Post-processing transforms raw segmentation output into clean, measurement-ready object masks. The operations are rooted in mathematical morphology — a framework for analyzing and modifying shape using a small probe called a structuring element (SE) — and connected-component analysis for identifying and filtering individual objects (Gonzalez & Woods, §9.5–9.6).
Morphological Clean-Up
Erosion removes boundary pixels: the SE is placed at each pixel, and only pixels where the SE fits entirely within the foreground survive. Solomon & Breckon use the "prairie-fire" analogy — imagine setting fire to the boundary; the fire advances inward, consuming pixels layer by layer. Dilation adds boundary pixels: the SE is placed at each background pixel adjacent to the foreground, and all pixels it touches become foreground — the boundary grows outward.
Combining these yields compound operations: Opening (erosion followed by dilation) removes small protrusions and isolated noise pixels without significantly changing object size. Closing (dilation followed by erosion) fills small gaps and holes while preserving overall dimensions. The Smooth Boundaries operation applies opening then closing in sequence, producing regularized contours. The SE size controls the scale of features affected — a 3×3 SE smooths pixel-level noise; a larger SE smooths larger irregularities but risks merging nearby objects.
Distance Transforms & Watershed
For separating touching objects (not a BOM post-processing operation, but closely related in the pipeline), the Euclidean Distance Transform (EDT) computes each foreground pixel's minimum distance to the nearest background pixel. Local maxima of the distance map identify the centers of well-separated objects — these become seed points. The watershed algorithm then "floods" from these seeds: imagine the distance map as a topographic surface and water rising from each seed — where two flood regions meet, a watershed boundary is placed, segmenting touching objects. Over-segmentation (too many false boundaries) is a common failure; marker-controlled watershed mitigates this by restricting seeds to verified markers (Gonzalez & Woods, §10.5).
Connected Component Analysis
Connected-component labeling identifies distinct foreground regions by scanning the image and assigning unique integer labels to contiguous pixel groups. 4-connectivity considers only orthogonal neighbors (N/S/E/W); 8-connectivity includes diagonals — the choice affects whether diagonally-touching pixels are labeled as one or two objects.

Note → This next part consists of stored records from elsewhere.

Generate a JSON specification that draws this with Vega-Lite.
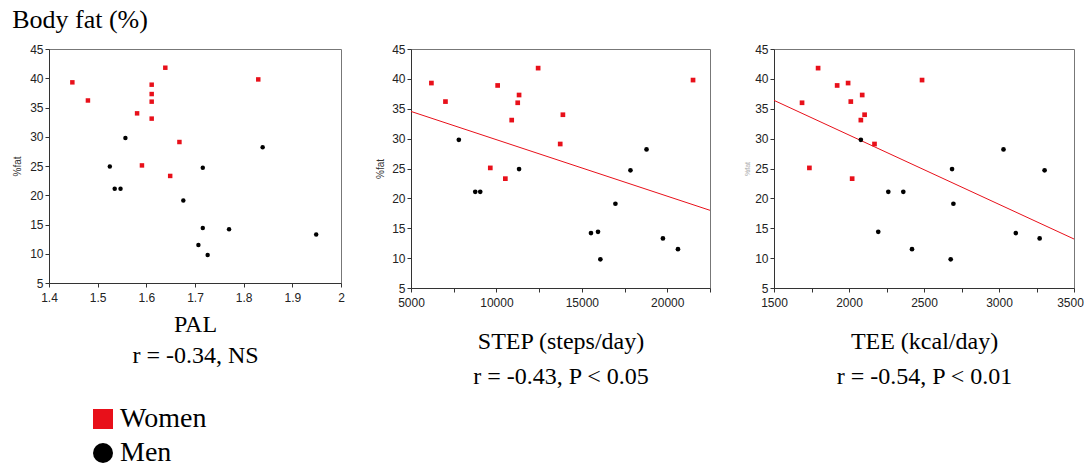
{
  "$schema": "https://vega.github.io/schema/vega-lite/v6.json",
  "padding": {"left": 12, "top": 6, "right": 0, "bottom": 4},
  "background": "white",
  "title": {"text": "Body fat (%)", "anchor": "start", "font": "Liberation Serif", "fontSize": 26, "fontWeight": "normal", "color": "#000", "offset": 10},
  "datasets": {
    "subjects": [
      {"sex": "Women", "pal": 1.448, "step": 6194, "tee": 1994, "fat": 39.3},
      {"sex": "Women", "pal": 1.480, "step": 7017, "tee": 2012, "fat": 36.2},
      {"sex": "Women", "pal": 1.639, "step": 12441, "tee": 1794, "fat": 41.8},
      {"sex": "Women", "pal": 1.611, "step": 10071, "tee": 1921, "fat": 38.9},
      {"sex": "Women", "pal": 1.611, "step": 11325, "tee": 2088, "fat": 37.3},
      {"sex": "Women", "pal": 1.611, "step": 11246, "tee": 1687, "fat": 36.0},
      {"sex": "Women", "pal": 1.611, "step": 10894, "tee": 2079, "fat": 33.1},
      {"sex": "Women", "pal": 1.581, "step": 13890, "tee": 2104, "fat": 34.0},
      {"sex": "Women", "pal": 1.668, "step": 13733, "tee": 2170, "fat": 29.1},
      {"sex": "Women", "pal": 1.591, "step": 9641, "tee": 1736, "fat": 25.1},
      {"sex": "Women", "pal": 1.649, "step": 10522, "tee": 2021, "fat": 23.3},
      {"sex": "Women", "pal": 1.830, "step": 21507, "tee": 2487, "fat": 39.8},
      {"sex": "Men", "pal": 1.557, "step": 7800, "tee": 2079, "fat": 29.8},
      {"sex": "Men", "pal": 1.535, "step": 8760, "tee": 2262, "fat": 21.1},
      {"sex": "Men", "pal": 1.547, "step": 9053, "tee": 2362, "fat": 21.1},
      {"sex": "Men", "pal": 1.525, "step": 11325, "tee": 2687, "fat": 24.9},
      {"sex": "Men", "pal": 1.716, "step": 17845, "tee": 3304, "fat": 24.7},
      {"sex": "Men", "pal": 1.839, "step": 18785, "tee": 3030, "fat": 28.2},
      {"sex": "Men", "pal": 1.676, "step": 16964, "tee": 2696, "fat": 19.1},
      {"sex": "Men", "pal": 1.716, "step": 15946, "tee": 2195, "fat": 14.4},
      {"sex": "Men", "pal": 1.770, "step": 15534, "tee": 3112, "fat": 14.2},
      {"sex": "Men", "pal": 1.726, "step": 16083, "tee": 2678, "fat": 9.8},
      {"sex": "Men", "pal": 1.949, "step": 19744, "tee": 3271, "fat": 13.3},
      {"sex": "Men", "pal": 1.707, "step": 20625, "tee": 2420, "fat": 11.5}
    ],
    "step_fit": [{"step": 5000, "fat": 34.55}, {"step": 22500, "fat": 18.0}],
    "tee_fit": [{"tee": 1500, "fat": 36.4}, {"tee": 3500, "fat": 13.2}]
  },
  "spacing": 30,
  "bounds": "full",
  "hconcat": [
    {
      "width": 292,
      "height": 234,
      "data": {"name": "subjects"},
      "mark": {"type": "point", "filled": true, "opacity": 1, "size": 20},
      "encoding": {
        "x": {"field": "pal", "type": "quantitative", "scale": {"domain": [1.4, 2.0], "nice": false, "zero": false},
              "axis": {"values": [1.4, 1.5, 1.6, 1.7, 1.8, 1.9, 2.0], "format": ".1~f", "title": ["PAL", "r = -0.34, NS"], "titlePadding": 9, "titleLineHeight": 31}},
        "y": {"field": "fat", "type": "quantitative", "scale": {"domain": [5, 45], "nice": false, "zero": false},
              "axis": {"values": [5, 10, 15, 20, 25, 30, 35, 40, 45], "title": "%fat", "titlePadding": 7}},
        "color": {"field": "sex", "type": "nominal", "scale": {"domain": ["Women", "Men"], "range": ["#e8101a", "#000000"]},
                  "legend": {"orient": "none", "legendX": 40, "legendY": 356, "title": null}},
        "shape": {"field": "sex", "type": "nominal", "scale": {"domain": ["Women", "Men"], "range": ["square", "circle"]},
                  "legend": {"orient": "none", "legendX": 40, "legendY": 356, "title": null}}
      }
    },
    {
      "width": 299,
      "height": 239,
      "layer": [
        {
          "data": {"name": "step_fit"},
          "mark": {"type": "line", "color": "#e8101a", "strokeWidth": 1},
          "encoding": {
            "x": {"field": "step", "type": "quantitative"},
            "y": {"field": "fat", "type": "quantitative"}
          }
        },
        {
          "data": {"name": "subjects"},
          "mark": {"type": "point", "filled": true, "opacity": 1, "size": 22},
          "encoding": {
            "x": {"field": "step", "type": "quantitative"},
            "y": {"field": "fat", "type": "quantitative"},
            "color": {"field": "sex", "type": "nominal"},
            "shape": {"field": "sex", "type": "nominal"}
          }
        }
      ],
      "encoding": {
        "x": {"field": "step", "type": "quantitative", "scale": {"domain": [5000, 22500], "nice": false, "zero": false},
              "axis": {"values": [5000, 7500, 10000, 12500, 15000, 17500, 20000, 22500], "labelExpr": "datum.value % 5000 === 0 ? '' + datum.value : ''", "title": ["STEP (steps/day)", "r = -0.43, P < 0.05"], "titlePadding": 21, "titleLineHeight": 35}},
        "y": {"field": "fat", "type": "quantitative", "scale": {"domain": [5, 45], "nice": false, "zero": false},
              "axis": {"values": [5, 10, 15, 20, 25, 30, 35, 40, 45], "title": "%fat", "titlePadding": 6}}
      }
    },
    {
      "width": 300,
      "height": 239,
      "layer": [
        {
          "data": {"name": "tee_fit"},
          "mark": {"type": "line", "color": "#e8101a", "strokeWidth": 1},
          "encoding": {
            "x": {"field": "tee", "type": "quantitative"},
            "y": {"field": "fat", "type": "quantitative"}
          }
        },
        {
          "data": {"name": "subjects"},
          "mark": {"type": "point", "filled": true, "opacity": 1, "size": 22},
          "encoding": {
            "x": {"field": "tee", "type": "quantitative"},
            "y": {"field": "fat", "type": "quantitative"},
            "color": {"field": "sex", "type": "nominal"},
            "shape": {"field": "sex", "type": "nominal"}
          }
        }
      ],
      "encoding": {
        "x": {"field": "tee", "type": "quantitative", "scale": {"domain": [1500, 3500], "nice": false, "zero": false},
              "axis": {"values": [1500, 1750, 2000, 2250, 2500, 2750, 3000, 3250, 3500], "labelExpr": "datum.value % 500 === 0 ? '' + datum.value : ''",
                       "labelOffset": {"condition": {"test": "datum.value === 3500", "value": -4}, "value": 0},
                       "title": ["TEE (kcal/day)", "r = -0.54, P < 0.01"], "titlePadding": 21, "titleLineHeight": 35}},
        "y": {"field": "fat", "type": "quantitative", "scale": {"domain": [5, 45], "nice": false, "zero": false},
              "axis": {"values": [5, 10, 15, 20, 25, 30, 35, 40, 45], "title": "%fat", "titleColor": "#aaaaaa", "titleFontSize": 7, "titlePadding": 4}}
      }
    }
  ],
  "config": {
    "view": {"stroke": "#777777", "strokeWidth": 1},
    "axis": {
      "grid": false,
      "labelFont": "Liberation Sans",
      "labelFontSize": 12,
      "labelColor": "#222222",
      "labelFlush": false,
      "labelOverlap": false,
      "labelPadding": 2,
      "domainColor": "#333333",
      "tickColor": "#333333",
      "tickSize": 4,
      "titleFont": "Liberation Serif",
      "titleFontSize": 24,
      "titleFontWeight": "normal",
      "titleColor": "#000000"
    },
    "axisX": {"labelPadding": 5},
    "axisY": {
      "titleFont": "Liberation Sans",
      "titleFontSize": 10,
      "titleFontWeight": "normal",
      "titleColor": "#333333",
      "titlePadding": 4
    },
    "legend": {
      "symbolSize": 400,
      "symbolStrokeWidth": 0,
      "labelFont": "Liberation Serif",
      "labelFontSize": 28,
      "labelColor": "#000000",
      "rowPadding": 6,
      "labelOffset": 3,
      "padding": 0
    }
  }
}
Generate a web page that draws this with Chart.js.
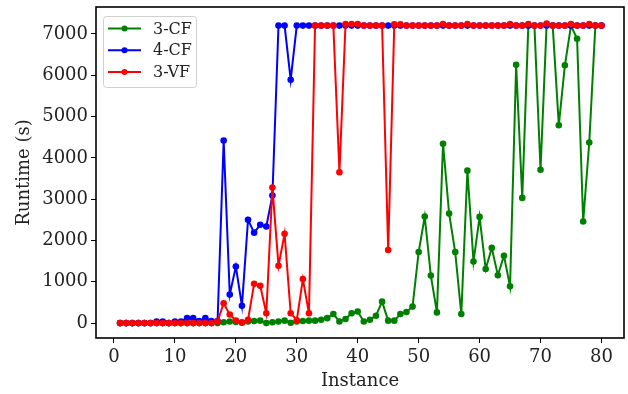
<!DOCTYPE html>
<html>
<head>
<meta charset="utf-8">
<script src="https://cdn.jsdelivr.net/npm/chart.js@4.4.1/dist/chart.umd.min.js"></script>
<style>
  html, body { margin: 0; padding: 0; background: #fff; }
  #wrap { width: 628px; height: 394px; }
</style>
</head>
<body>
<div id="wrap"><canvas id="chart" width="628" height="394"></canvas></div>
<script>
// instance numbers (x axis)
const instances = [
  1, 2, 3, 4, 5, 6, 7, 8, 9, 10, 11, 12, 13, 14, 15, 16, 17, 18, 19, 20,
  21, 22, 23, 24, 25, 26, 27, 28, 29, 30, 31, 32, 33, 34, 35, 36, 37, 38, 39, 40,
  41, 42, 43, 44, 45, 46, 47, 48, 49, 50, 51, 52, 53, 54, 55, 56, 57, 58, 59, 60,
  61, 62, 63, 64, 65, 66, 67, 68, 69, 70, 71, 72, 73, 74, 75, 76, 77, 78, 79, 80
];

// runtimes in seconds (timeout = 7200)
const cf3 = [
  0, 0, 0, 0, 0, 0, 0, 0, 0, 0, 0, 0, 0, 0, 0, 0, 0, 20, 40, 30,
  20, 40, 50, 60, 0, 20, 40, 60, 10, 40, 50, 60, 60, 80, 120, 220, 40, 100, 240, 280,
  40, 80, 180, 520, 60, 60, 220, 270, 400, 1720, 2580, 1150, 260, 4340, 2650, 1720, 220, 3690, 1490, 2570,
  1310, 1820, 1160, 1630, 890, 6250, 3030, 7200, 7200, 3710, 7230, 7200, 4790, 6240, 7200, 6880, 2460, 4370, 7200, 7200
];
const cf4 = [
  0, 0, 0, 0, 0, 0, 40, 40, 0, 40, 40, 120, 120, 50, 120, 50, 50, 4420, 690, 1370,
  420, 2500, 2190, 2380, 2340, 3090, 7200, 7200, 5890, 7200, 7200, 7200, 7200, 7200, 7200, 7200, 7200, 7200, 7200, 7200,
  7200, 7200, 7200, 7200, 7200, 7200, 7200, 7200, 7200, 7200, 7200, 7200, 7200, 7200, 7200, 7200, 7200, 7200, 7200, 7200,
  7200, 7200, 7200, 7200, 7200, 7200, 7200, 7200, 7200, 7200, 7200, 7200, 7200, 7200, 7200, 7200, 7200, 7200, 7200, 7200
];
const vf3 = [
  0, 0, 0, 0, 0, 0, 0, 0, 0, 0, 0, 0, 0, 0, 0, 0, 40, 480, 210, 60,
  10, 80, 950, 905, 240, 3280, 1390, 2160, 240, 70, 1065, 240, 7200, 7200, 7200, 7200, 3650, 7240, 7240, 7240,
  7200, 7200, 7200, 7200, 1770, 7230, 7230, 7200, 7200, 7200, 7200, 7200, 7200, 7240, 7200, 7200, 7200, 7240, 7200, 7200,
  7200, 7200, 7200, 7200, 7240, 7200, 7200, 7240, 7200, 7200, 7250, 7200, 7200, 7200, 7240, 7200, 7200, 7240, 7200, 7200
];

const xTicks = [0, 10, 20, 30, 40, 50, 60, 70, 80];
const yTicks = [0, 1000, 2000, 3000, 4000, 5000, 6000, 7000];

const seriesNames = ['3-CF', '4-CF', '3-VF'];
const seriesColors = ['#008000', '#0000ff', '#ff0000'];
const seriesData = [cf3, cf4, vf3];

const FONT = "'DejaVu Serif', serif";

function makeDataset(i) {
  return {
    label: seriesNames[i],
    data: instances.map((x, k) => ({ x: x, y: seriesData[i][k] })),
    borderColor: seriesColors[i],
    backgroundColor: seriesColors[i],
    borderWidth: 2,
    pointRadius: 3.3,
    pointBorderWidth: 0,
    pointBackgroundColor: seriesColors[i],
    tension: 0,
    order: 2 - i // red on top, like matplotlib
  };
}

// frame round the plot and the legend box in the upper left corner
const framePlugin = {
  id: 'frame',
  afterDraw(chart) {
    const { ctx, chartArea: a } = chart;
    ctx.save();
    ctx.strokeStyle = '#000';
    ctx.lineWidth = 1.6;
    ctx.strokeRect(a.left, a.top, a.right - a.left, a.bottom - a.top);

    // legend
    const bx = a.left + 7, by = a.top + 9, bw = 93, bh = 71;
    ctx.fillStyle = 'rgba(255,255,255,0.8)';
    ctx.strokeStyle = '#d0d0d0';
    ctx.lineWidth = 1;
    ctx.beginPath();
    ctx.roundRect(bx + 0.5, by + 0.5, bw, bh, 3);
    ctx.fill();
    ctx.stroke();

    ctx.font = '16px ' + FONT;
    ctx.textBaseline = 'middle';
    ctx.textAlign = 'left';
    for (let i = 0; i < seriesNames.length; i++) {
      const y = by + 12.5 + i * 21.7;
      ctx.strokeStyle = seriesColors[i];
      ctx.lineWidth = 2;
      ctx.beginPath();
      ctx.moveTo(bx + 5, y);
      ctx.lineTo(bx + 38, y);
      ctx.stroke();
      ctx.fillStyle = seriesColors[i];
      ctx.beginPath();
      ctx.arc(bx + 21.5, y, 3, 0, Math.PI * 2);
      ctx.fill();
      ctx.fillStyle = '#222';
      ctx.fillText(seriesNames[i], bx + 50, y + 1);
    }
    ctx.restore();
  }
};

const bg = {
  id: 'bg',
  beforeDraw(chart) {
    const ctx = chart.ctx;
    ctx.save();
    ctx.fillStyle = '#fff';
    ctx.fillRect(0, 0, chart.width, chart.height);
    ctx.restore();
  }
};

new Chart(document.getElementById('chart').getContext('2d'), {
  type: 'line',
  data: { datasets: [0, 1, 2].map(makeDataset) },
  options: {
    responsive: false,
    animation: false,
    layout: { padding: { top: 7, right: 3, left: 0, bottom: 0 } },
    plugins: { legend: { display: false }, tooltip: { enabled: false } },
    scales: {
      x: {
        type: 'linear',
        min: -2.95,
        max: 83.7,
        afterBuildTicks: s => { s.ticks = xTicks.map(v => ({ value: v })); },
        afterFit: s => { s.height = 56; s.paddingLeft = 0; s.paddingRight = 0; },
        grid: { drawOnChartArea: false, drawTicks: true, tickLength: 5, tickColor: '#000', tickWidth: 1 },
        border: { display: false },
        ticks: { color: '#222', font: { family: FONT, size: 18 }, padding: 4, maxRotation: 0, autoSkip: false },
        title: { display: true, text: 'Instance', color: '#222', font: { family: FONT, size: 18 }, padding: { top: 2, bottom: 2 } }
      },
      y: {
        min: -360,
        max: 7650,
        afterBuildTicks: s => { s.ticks = yTicks.map(v => ({ value: v })); },
        afterFit: s => { s.width = 96; s.paddingTop = 0; s.paddingBottom = 0; },
        grid: { drawOnChartArea: false, drawTicks: true, tickLength: 5, tickColor: '#000', tickWidth: 1 },
        border: { display: false },
        ticks: { color: '#222', font: { family: FONT, size: 18 }, padding: 3, callback: v => String(v) },
        title: { display: true, text: 'Runtime (s)', color: '#222', font: { family: FONT, size: 18 }, padding: { top: 14, bottom: 0 } }
      }
    }
  },
  plugins: [bg, framePlugin]
});
</script>
</body>
</html>
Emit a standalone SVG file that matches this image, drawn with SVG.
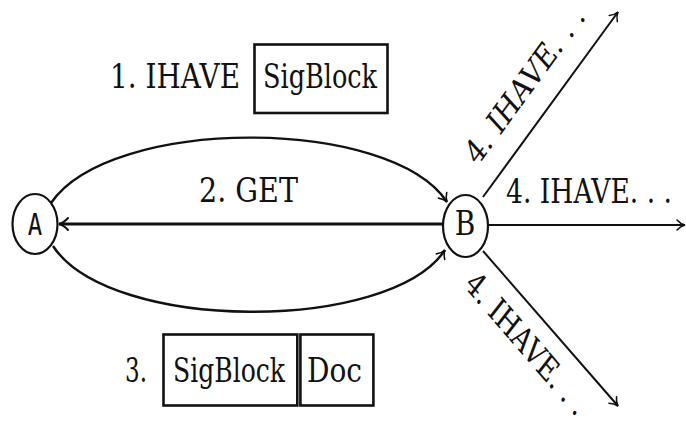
<svg xmlns="http://www.w3.org/2000/svg" width="686" height="425" viewBox="0 0 686 425">
<style>
.t{font-family:'DejaVu Serif','Liberation Serif',serif;font-size:28px;fill:#111}
.m{font-family:'DejaVu Sans Mono','Liberation Mono',monospace;font-size:24px;fill:#111}
.n{fill:#fff;stroke:#111;stroke-width:2.2}
.e{fill:none;stroke:#111}
.box{fill:#fff;stroke:#111;stroke-width:2.6}
</style>
<defs>
<marker id="ah" markerUnits="userSpaceOnUse" orient="auto" refX="0" refY="0" markerWidth="20" markerHeight="20" viewBox="-10 -10 20 20" overflow="visible">
<path d="M-8,-5 C-5.5,-2.2 -2.5,-0.6 0,0 C-2.5,0.6 -5.5,2.2 -8,5" fill="none" stroke="#111" stroke-width="1.6" stroke-linecap="round"/>
</marker>
<marker id="ahb" markerUnits="userSpaceOnUse" orient="auto" refX="0" refY="0" markerWidth="24" markerHeight="24" viewBox="-12 -12 24 24" overflow="visible">
<path d="M-9,-6 C-6,-2.6 -3,-0.7 0,0 C-3,0.7 -6,2.6 -9,6" fill="none" stroke="#111" stroke-width="2" stroke-linecap="round"/>
</marker>
</defs>
<g id="connectors">
<path class="e" d="M51,203 C110,116 390,116 447,202" stroke-width="2.4" marker-end="url(#ah)"/>
<path class="e" d="M53,246 C110,333 390,333 445,250" stroke-width="2.4" marker-end="url(#ah)"/>
<path class="e" d="M443,224 L59,224" stroke-width="3.2" marker-end="url(#ahb)"/>
<path class="e" d="M488,225 L685,225" stroke-width="2" marker-end="url(#ah)"/>
<path class="e" d="M483,197 L618,12" stroke-width="2" marker-end="url(#ah)"/>
<path class="e" d="M483,251 L618,406" stroke-width="2" marker-end="url(#ah)"/>
</g>
<g id="nodeA">
<ellipse class="n" cx="35" cy="224" rx="22.5" ry="30"/>
<text class="m" text-anchor="middle" transform="translate(35,235) scale(1,1.22)">A</text>
</g>
<g id="nodeB">
<ellipse class="n" cx="465.5" cy="226" rx="22.5" ry="31"/>
<text class="t" font-size="24" text-anchor="middle" transform="translate(465,235) scale(1,1.22)">B</text>
</g>
<g id="label1">
<text class="t" transform="translate(110,88) scale(1,1.22)" textLength="130" lengthAdjust="spacingAndGlyphs">1. IHAVE</text>
<rect class="box" x="254.5" y="44.5" width="133" height="68.5"/>
<text class="t" transform="translate(263,88) scale(1,1.22)" textLength="114" lengthAdjust="spacingAndGlyphs">SigBlock</text>
</g>
<g id="label2">
<text class="t" transform="translate(199,202) scale(1,1.22)" textLength="99" lengthAdjust="spacingAndGlyphs">2. GET</text>
</g>
<g id="label3">
<text class="t" transform="translate(125,382) scale(1,1.22)" textLength="22" lengthAdjust="spacingAndGlyphs">3.</text>
<rect class="box" x="163.5" y="334.5" width="133.8" height="71"/>
<rect class="box" x="300.4" y="334.5" width="73" height="71"/>
<text class="t" transform="translate(173,382) scale(1,1.22)" textLength="112" lengthAdjust="spacingAndGlyphs">SigBlock</text>
<text class="t" transform="translate(307,382) scale(1,1.22)" textLength="55" lengthAdjust="spacingAndGlyphs">Doc</text>
</g>
<g id="label4">
<text class="t" transform="translate(506,203) scale(1,1.22)" textLength="166" lengthAdjust="spacingAndGlyphs">4. IHAVE. . .</text>
<text class="t" text-anchor="middle" transform="translate(532,92) scale(1,1.22) rotate(-48.3)" textLength="164" lengthAdjust="spacingAndGlyphs">4. IHAVE. . .</text>
<text class="t" text-anchor="middle" transform="translate(520,352) scale(1,1.22) rotate(43.5)" textLength="156" lengthAdjust="spacingAndGlyphs">4. IHAVE. . .</text>
</g>
</svg>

Once labeled, components can be filtered by properties: area filtering removes components below a pixel-count threshold (the Remove Small Objects operation); shape filtering can select components by circularity, aspect ratio, or other geometric criteria.
Pipeline Ordering
The order of post-processing operations matters because each step changes the input to the next. The recommended sequence — (1) Smooth boundaries → (2) Fill holes → (3) Remove small objects → (4) Label — maximizes cleanup effectiveness: smoothing may resolve some holes, filling may increase component sizes above the removal threshold, and final removal catches remaining artifacts before labeling. Reversing the order causes failures: removing small objects before filling holes can delete valid object fragments that would have grown above threshold after hole-filling. Similarly, labeling before cleanup creates spurious events that persist in downstream analysis even if the underlying mask is later corrected.
Post-processing cleans up the messy output of thresholding. Erosion shrinks objects (like a fire burning inward from edges), dilation grows them, and combining both in sequence (opening then closing) smooths boundaries without changing overall size. Fill holes closes interior gaps from uneven staining. Remove small objects eliminates noise fragments below a minimum size. The order matters: smooth first, fill holes second, remove small objects third, label last — each step makes the next one more effective.